Leave out the pictures and transcribe everything else exactly.

__________

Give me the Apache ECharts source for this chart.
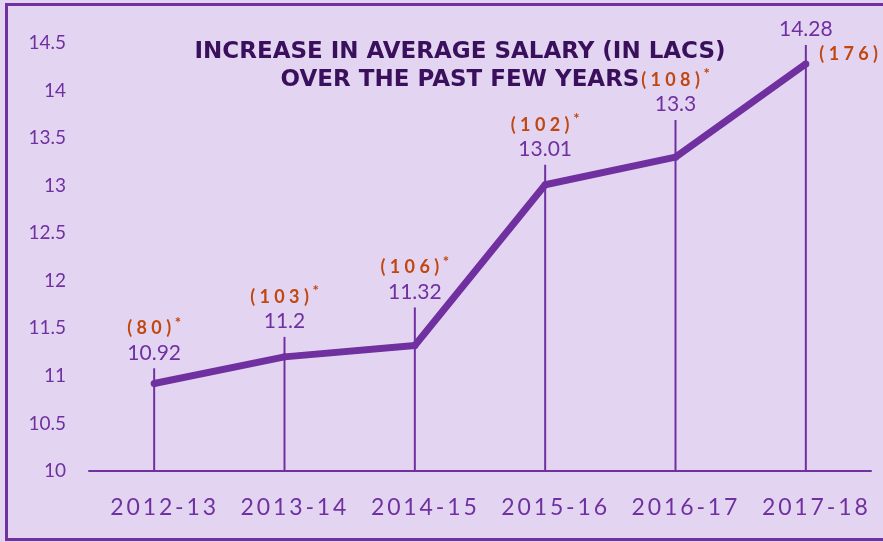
<!DOCTYPE html>
<html>
<head>
<meta charset="utf-8">
<script src="https://cdn.jsdelivr.net/npm/echarts@6/dist/echarts.min.js"></script>
<style>
    html, body { margin: 0; padding: 0; background: #e3d5f2; }
    #chart { width: 883px; height: 542px; }
</style>
</head>
<body>
<div id="chart"></div>
<script>
// 数据
var years = ['2012-13', '2013-14', '2014-15', '2015-16', '2016-17', '2017-18'];
var salary = [10.92, 11.2, 11.32, 13.01, 13.3, 14.28];
var counts = [80, 103, 106, 102, 108, 176];
// top of each vertical stem (axis units)
var stemTops = [11.08, 11.41, 11.72, 13.22, 13.69, 14.48];
var yMin = 10, yMax = 14.5, yStep = 0.5;

var purple = '#7030a0';
var orange = '#c0470f';
var font = 'Lato';

// spread out letters a bit
function spaced(s, gap) {
    return String(s).split('').join(gap || ' ');
}

var last = years.length - 1;

var myChart = echarts.init(document.getElementById('chart'));

var option = {
    backgroundColor: '#e3d5f2',
    animation: false,
    title: {
        text: 'INCREASE IN AVERAGE SALARY (IN LACS)\nOVER THE PAST FEW YEARS',
        left: 455,
        top: 33,
        textAlign: 'center',
        textStyle: {
            fontFamily: 'DejaVu Sans',
            fontWeight: 'bold',
            fontSize: 23,
            lineHeight: 28,
            color: '#3a0f5c'
        }
    },
    graphic: [{
        type: 'rect',
        shape: { x: 6.5, y: 4.5, width: 900, height: 535 },
        style: { fill: 'none', stroke: purple, lineWidth: 3 },
        silent: true
    }],
    grid: {
        left: 89,
        right: 12,
        top: 43,
        bottom: 71
    },
    xAxis: {
        type: 'category',
        data: years,
        boundaryGap: true,
        axisLine: { lineStyle: { color: purple, width: 2 } },
        axisTick: { show: false },
        axisLabel: {
            interval: 0,
            color: purple,
            fontFamily: font,
            fontSize: 23,
            margin: 25,
            padding: [0, 0, 0, 18],
            formatter: function (v) { return spaced(v, '\u2009'); }
        }
    },
    yAxis: {
        type: 'value',
        min: yMin,
        max: yMax,
        interval: yStep,
        axisLine: { show: false },
        axisTick: { show: false },
        splitLine: { show: false },
        axisLabel: {
            color: purple,
            fontFamily: font,
            fontSize: 19,
            margin: 23
        }
    },
    series: [
        {
            name: 'stem',
            type: 'bar',
            barWidth: 2,
            z: 1,
            itemStyle: { color: purple },
            data: stemTops,
            label: {
                show: true,
                position: 'top',
                distance: 4,
                formatter: function (p) {
                    var v = '{v|' + salary[p.dataIndex] + '}';
                    if (p.dataIndex === last) return v;
                    return '{c|' + spaced('(' + counts[p.dataIndex] + ')') + '}{s| *}\n' + v;
                },
                rich: {
                    v: {
                        color: purple,
                        fontFamily: font,
                        fontSize: 21,
                        lineHeight: 23,
                        align: 'center'
                    },
                    c: {
                        color: orange,
                        fontFamily: font,
                        fontSize: 18,
                        fontWeight: 'bold',
                        lineHeight: 26
                    },
                    s: {
                        color: orange,
                        fontFamily: font,
                        fontSize: 15,
                        fontWeight: 'bold',
                        lineHeight: 26,
                        verticalAlign: 'top',
                        padding: [0, 0, 6, 0]
                    }
                }
            }
        },
        {
            name: 'salary',
            type: 'line',
            z: 3,
            showSymbol: true,
            symbol: 'circle',
            symbolSize: 7,
            itemStyle: { color: purple },
            lineStyle: { color: purple, width: 7, join: 'round' },
            data: salary.map(function (v, i) {
                if (i !== last) return v;
                return {
                    value: v,
                    label: {
                        show: true,
                        position: 'right',
                        distance: 10,
                        offset: [0, -10],
                        formatter: spaced('(' + counts[i] + ')'),
                        color: orange,
                        fontFamily: font,
                        fontSize: 18,
                        fontWeight: 'bold'
                    }
                };
            })
        }
    ]
};

myChart.setOption(option);
</script>
</body>
</html>
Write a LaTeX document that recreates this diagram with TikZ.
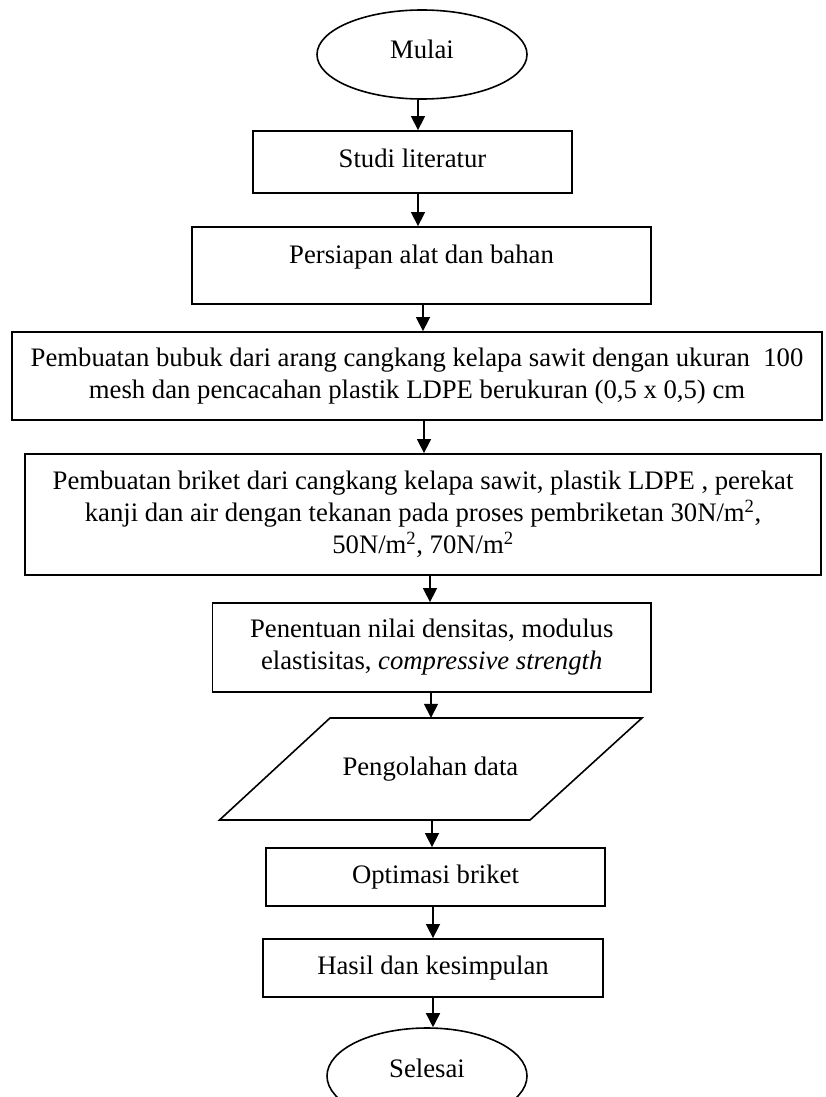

__________

Result of this exercise:
Give me the Apache ECharts source for this chart.
<!DOCTYPE html>
<html>
<head>
<meta charset="utf-8">
<script src="https://cdn.jsdelivr.net/npm/echarts@6/dist/echarts.min.js"></script>
<style>
    html, body { margin: 0; padding: 0; background: #e3d5f2; }
    #chart { width: 883px; height: 542px; }
</style>
</head>
<body>
<div id="chart"></div>
<script>
// 数据
var years = ['2012-13', '2013-14', '2014-15', '2015-16', '2016-17', '2017-18'];
var salary = [10.92, 11.2, 11.32, 13.01, 13.3, 14.28];
var counts = [80, 103, 106, 102, 108, 176];
// top of each vertical stem (axis units)
var stemTops = [11.08, 11.41, 11.72, 13.22, 13.69, 14.48];
var yMin = 10, yMax = 14.5, yStep = 0.5;

var purple = '#7030a0';
var orange = '#c0470f';
var font = 'Lato';

// spread out letters a bit
function spaced(s, gap) {
    return String(s).split('').join(gap || ' ');
}

var last = years.length - 1;

var myChart = echarts.init(document.getElementById('chart'));

var option = {
    backgroundColor: '#e3d5f2',
    animation: false,
    title: {
        text: 'INCREASE IN AVERAGE SALARY (IN LACS)\nOVER THE PAST FEW YEARS',
        left: 455,
        top: 33,
        textAlign: 'center',
        textStyle: {
            fontFamily: 'DejaVu Sans',
            fontWeight: 'bold',
            fontSize: 23,
            lineHeight: 28,
            color: '#3a0f5c'
        }
    },
    graphic: [{
        type: 'rect',
        shape: { x: 6.5, y: 4.5, width: 900, height: 535 },
        style: { fill: 'none', stroke: purple, lineWidth: 3 },
        silent: true
    }],
    grid: {
        left: 89,
        right: 12,
        top: 43,
        bottom: 71
    },
    xAxis: {
        type: 'category',
        data: years,
        boundaryGap: true,
        axisLine: { lineStyle: { color: purple, width: 2 } },
        axisTick: { show: false },
        axisLabel: {
            interval: 0,
            color: purple,
            fontFamily: font,
            fontSize: 23,
            margin: 25,
            padding: [0, 0, 0, 18],
            formatter: function (v) { return spaced(v, '\u2009'); }
        }
    },
    yAxis: {
        type: 'value',
        min: yMin,
        max: yMax,
        interval: yStep,
        axisLine: { show: false },
        axisTick: { show: false },
        splitLine: { show: false },
        axisLabel: {
            color: purple,
            fontFamily: font,
            fontSize: 19,
            margin: 23
        }
    },
    series: [
        {
            name: 'stem',
            type: 'bar',
            barWidth: 2,
            z: 1,
            itemStyle: { color: purple },
            data: stemTops,
            label: {
                show: true,
                position: 'top',
                distance: 4,
                formatter: function (p) {
                    var v = '{v|' + salary[p.dataIndex] + '}';
                    if (p.dataIndex === last) return v;
                    return '{c|' + spaced('(' + counts[p.dataIndex] + ')') + '}{s| *}\n' + v;
                },
                rich: {
                    v: {
                        color: purple,
                        fontFamily: font,
                        fontSize: 21,
                        lineHeight: 23,
                        align: 'center'
                    },
                    c: {
                        color: orange,
                        fontFamily: font,
                        fontSize: 18,
                        fontWeight: 'bold',
                        lineHeight: 26
                    },
                    s: {
                        color: orange,
                        fontFamily: font,
                        fontSize: 15,
                        fontWeight: 'bold',
                        lineHeight: 26,
                        verticalAlign: 'top',
                        padding: [0, 0, 6, 0]
                    }
                }
            }
        },
        {
            name: 'salary',
            type: 'line',
            z: 3,
            showSymbol: true,
            symbol: 'circle',
            symbolSize: 7,
            itemStyle: { color: purple },
            lineStyle: { color: purple, width: 7, join: 'round' },
            data: salary.map(function (v, i) {
                if (i !== last) return v;
                return {
                    value: v,
                    label: {
                        show: true,
                        position: 'right',
                        distance: 10,
                        offset: [0, -10],
                        formatter: spaced('(' + counts[i] + ')'),
                        color: orange,
                        fontFamily: font,
                        fontSize: 18,
                        fontWeight: 'bold'
                    }
                };
            })
        }
    ]
};

myChart.setOption(option);
</script>
</body>
</html>
Write a LaTeX document that recreates this diagram with TikZ.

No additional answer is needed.